Following the meeting and looking at the transcription of the meeting, we have since discussed and feel that we have adequately heard from the IWK on the expense scandal. In no way do I believe that our motion today is, as Mr. Halman is putting it, being put in an effort to cover up an expense scandal.

 

            I love an expense scandal as much as everyone and if there is one to be explored, then I’m all for it. However, I don’t think that calling Ms. Whitewood would answer that question and I think we need to hear from the Auditor General on the follow-up reports. We have limited meetings - we have to make the best of the meetings that we have.

 

            TIM HALMAN: It is certainly my position that the meeting that was agreed upon with Ms. Whitewood is in the public’s interest. As I have indicated, I don’t know fully what’s happened at the IWK, key pieces of information are missing. There are a few occasions where the witnesses that day can only take us so far in their responses. I believe Nova Scotians want to know what transpired, so I believe this motion is so unnecessary. I think we should be honouring that meeting, that meeting should be going forward, and I will not support this motion.

 

            GORDON WILSON: I guess there’s not much for me to say other than what’s been said by the NDP. I do agree with every point they’ve brought forward. I would also like to note that in our earlier committee business there was only one unanswered question from that, and that question did get answered in the form of correspondence that we received. We’re very supportive of this and move forward.

 

            TIM HALMAN: Look at the jam we’re in now. This is the result of the Liberals limiting the meetings. This was my biggest fear, that we can’t have meaningful discussions in this committee because now we’re so limited in scope. It’s going to be problematic moving forward.

 

This motion, again, we’re now at a point where the Liberals are breaking their own rules, supporting this. I can’t be in favour of this. Let’s keep in mind please, that the witnesses recommended the chief operating officer to be present and we agreed that this would happen. And now we get this motion coming forward. I can’t support that.

 

            THE CHAIR: There will be no further discussion. Would all those in favour of the motion not to call Ms. Whitewood. There has been a call for a recorded vote. 

 

Mr. Hebb.

 

            GORDON HEBB: I couldn’t hear what his question was.

 

            THE CHAIR: Mr. Jessome

 

            BEN JESSOME: I would like clarification through the Chair, to our counsel, on whether or not the Chair supports the recorded vote or there are two members required, that sit on this bench in the committees, to initiate a recorded vote.

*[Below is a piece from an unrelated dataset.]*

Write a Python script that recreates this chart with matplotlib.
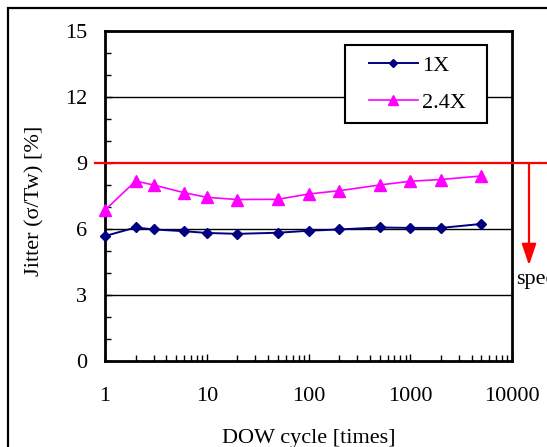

            GORDON HEBB: It’s sufficient for one member to request the recorded vote in the committee.

 

            BEN JESSOME: Thank you very much, Mr. Hebb.

 

            THE CHAIR: We’ll now have a recorded vote, beginning with Mr. MacKay.

 

            YEAS                                     NAYS

 

            Mr. MacKay                           Mr. Halman

            Mr. Maguire

            Mr. Jessome

            Ms. Lohnes-Croft

            Mr. Wilson

            Ms. Roberts

            Ms. Leblanc

 

            The motion is carried. Ms. Whitewood will not appear on the IWK meeting on the 10th.

 

            Ms. Roberts.

 

            LISA ROBERTS: I just want to clarify with the Clerk before we leave. So the

follow-up report will be scheduled for April, leaving us an opportunity to schedule something else in May, possibly arising from that report? Okay.

 

            THE CHAIR: If that is the wish of the committee, that’s what we’ll ask the Clerk to do.

 

            The next meeting will be April 10th and, if possible, the follow-up to the Auditor General’s Report, 2015-2016.

 

            The meeting is adjourned.